いや、私が指を挟むくらいはいいんですけど、そこに子供が偶然立っていたりしたら…。
うちの子供だったら、まだいい。
泣けばすみます。
でも、それがもし、偶然遊びに来ていた子供の友達だったりしたら…。
---
東京海上火災の名作CMに、ビリヤード台の上を、ビジネスマンが新聞を歩きながら読んでいるというのがありました。
ACCのCMの殿堂にも入っているCMです(1982年)。
あたりを、ビリヤードのボールがギュンギュン転がっている中、「偶然」にも当たらずにすむという設定。
で、「あなたの日常には、こんなに危険がひそんでいるんですよ」というコンセプトでした。
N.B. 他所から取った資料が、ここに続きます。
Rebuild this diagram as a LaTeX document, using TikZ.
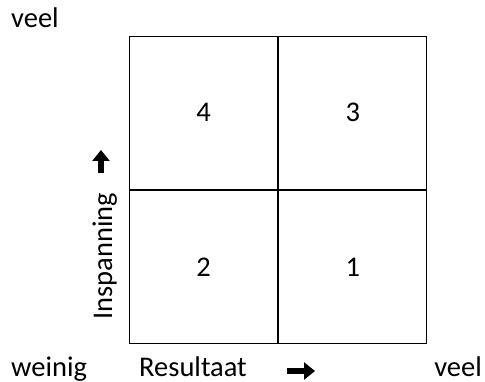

あれと同じようなことが、加速度的に進行しているのではないでしょうか。
そして、哀しいことに、誰かが犠牲にならないと、それに気づかない。
例えば、「配送トラック」の問題も同じです。
運送業界は、「時間厳守」が至上命題。
それを守れない会社は、クライアントから切り捨てられるだけ。
ところが、環境問題もあり、大型トラックには速度規制が、昨年より実施されている。
納期を守るためには、「法定速度厳守」なんて、誰も守っていないのが実情。
なのに、スピードの出しすぎはダメとくる。
これで、トラックの運転手の心中が、穏やかであるはずがない。
先日も、東名高速道路で、深夜、居眠り運転と思われるトラックに追突されて、前方の車に乗っていた何人かが亡くなるという悲惨な事故がありました。
六本木ヒルズで、小学校入学直前の子供が死ぬと大騒ぎするのに、あの事故では、たしか3人くらいの命も失っているのに、マスコミが騒がないのは、なぜ?
大人だから?
それとも、今さらニュース価値がないくらいアタリマエだから?
だったら、マズイですよ…。
視点を変えれば、コンビニ等の配送トラックが、路上駐車をしているのも問題でしょう。
コンビニは、当然の事ながら、立地のいいところに出店している。
交差点とか、それでなくとも、人・車ともに交通量の多いところ。
郊外型で、駐車場を大きくとれる店なら問題ないでしょうが、都心のコンビニでは、大半は店前に路上駐車。
これが危ないんですよね。
我が家近くでも、コンビニトラックが駐車しているために、人が歩道から車道にはみ出して歩くことになる。
その脇を、自動車がビューン。
車を運転している時でも、コンビニトラックの脇をすり抜けるのは、結構怖いです。
「これで、誰かを引っかけちゃっても、オレの責任かよ…」、そう思いながら運転してます。
我々消費者は、ジャストインタイムで、欲しい商品を買うことができるのなら、それは嬉しい。
でも、誰かの生命を脅かすようなことをしてまで、「それが欲しい」とは思いません。
もしそれでも欲しいという人がいるなら、それは消費者の「間接的恐喝」ともいえるのではないでしょうか。
いや、「不作為の恐喝」と言うべきか。
どうやら、日本中のビルから、回転扉は無くなりそうな勢いです。
でも、そこで終わらずに、あらゆる企業が、さまざまな視点から、「人の命とビジネス」を、本気で考え直す時期に来ている気がします。